There are several challenges in gaining trust back, healthcare leaders shared last week during a panel at the AHIP 2023 conference in Portland, Oregon. One of these challenges is that healthcare professionals aren’t adequately trained in communication like other professions, said Dr. Vin Gupta, a pulmonologist and chief medical officer of Amazon Pharmacy.

“That journey to become a politician, a business person, somebody who serves in the armed forces, they teach you what effective communication actually looks like,” Gupta said. “You go through classes to understand what those tenants are. I would argue now, the modern healthcare provider — whether it’s a physician, whether it’s a nurse, whether it’s a pharmacist — we need to have those tools, too. … Whether you’re an MD, whether you’re a mid-level, you have to have those skill sets for crisis communication.”

He added that one of the most effective public health campaigns in history was the anti-smoking campaign. The campaign shared the information healthcare leaders knew about smoking, as well as the information they did not know, and strategically used visuals to get the message across. In addition, it leaned on “simple, concise information,” Gupta said.

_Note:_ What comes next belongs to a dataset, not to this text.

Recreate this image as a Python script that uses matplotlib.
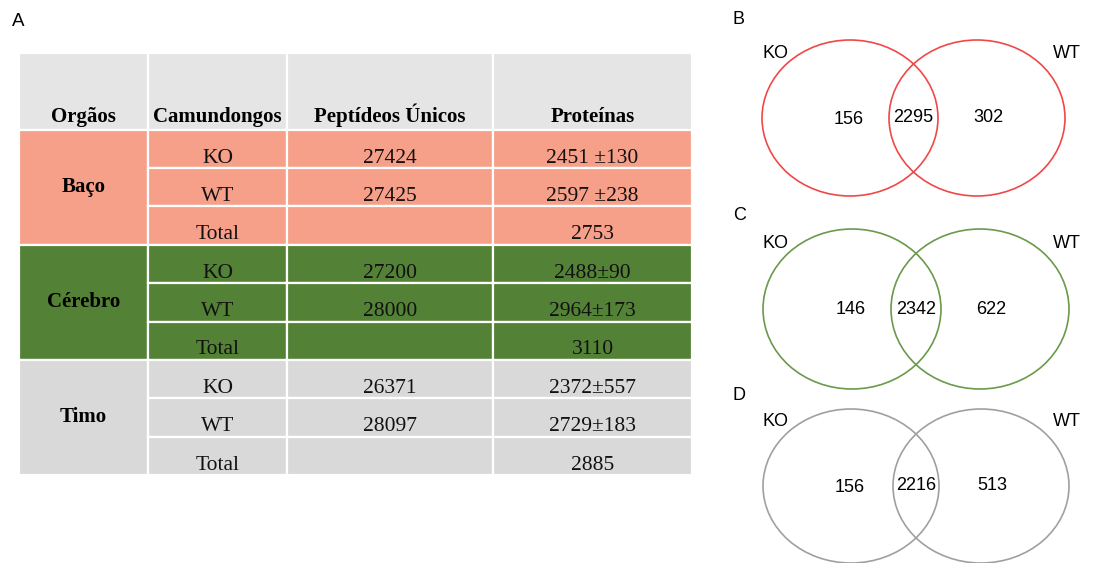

“We lost our way early in the pandemic, forgetting what was most successful in public health messaging,” Gupta stated. “I think part of it is learning the lessons of history and applying it forward. Number two is recognizing that there’s a huge gap in how we educate our next generation of health leaders.”

There also needs to be a focus on underserved communities when it comes to gaining trust, said co-panelist Dr. Vindell Washington, chief clinical officer for care and director of health equity center of excellence at Verily.

“I don’t think you get a chance to step up to the plate to even begin the services if you don’t have a better strategy for developing trust, if you don’t raise trust in communities that are often underserved,” he said.

He added that communication silos like social media need to be taken advantage of.

“These silos that … traditional healthcare service delivery has ignored are likely to be the same areas that we need to figure out ways to effectively penetrate to deliver strong and good messaging to communities,” he said. 

It’s also important to recognize the difference between misinformation and disinformation, said Dr. Jan Berger, CEO of Health Intelligence Partners and a co-panelist. Misinformation is the unintentional spread of the wrong information, while disinformation is the intentional spread of the wrong information. Both will require effective communication from healthcare leaders.

“The issue in my mind and a lot of what we saw during Covid — which was magnified but it didn’t just start with Covid — was the issue of the fact that it’s a chicken or an egg,” Berger said. “Is it the disinformation that causes distrust? Or is it societal and health and science lack of trust that causes disinformation? … If we start rebuilding trust and if we are very clear in open, transparent, easy-to-understand communication, that’s what we’re going to need to do to start to handle both misinformation and disinformation.”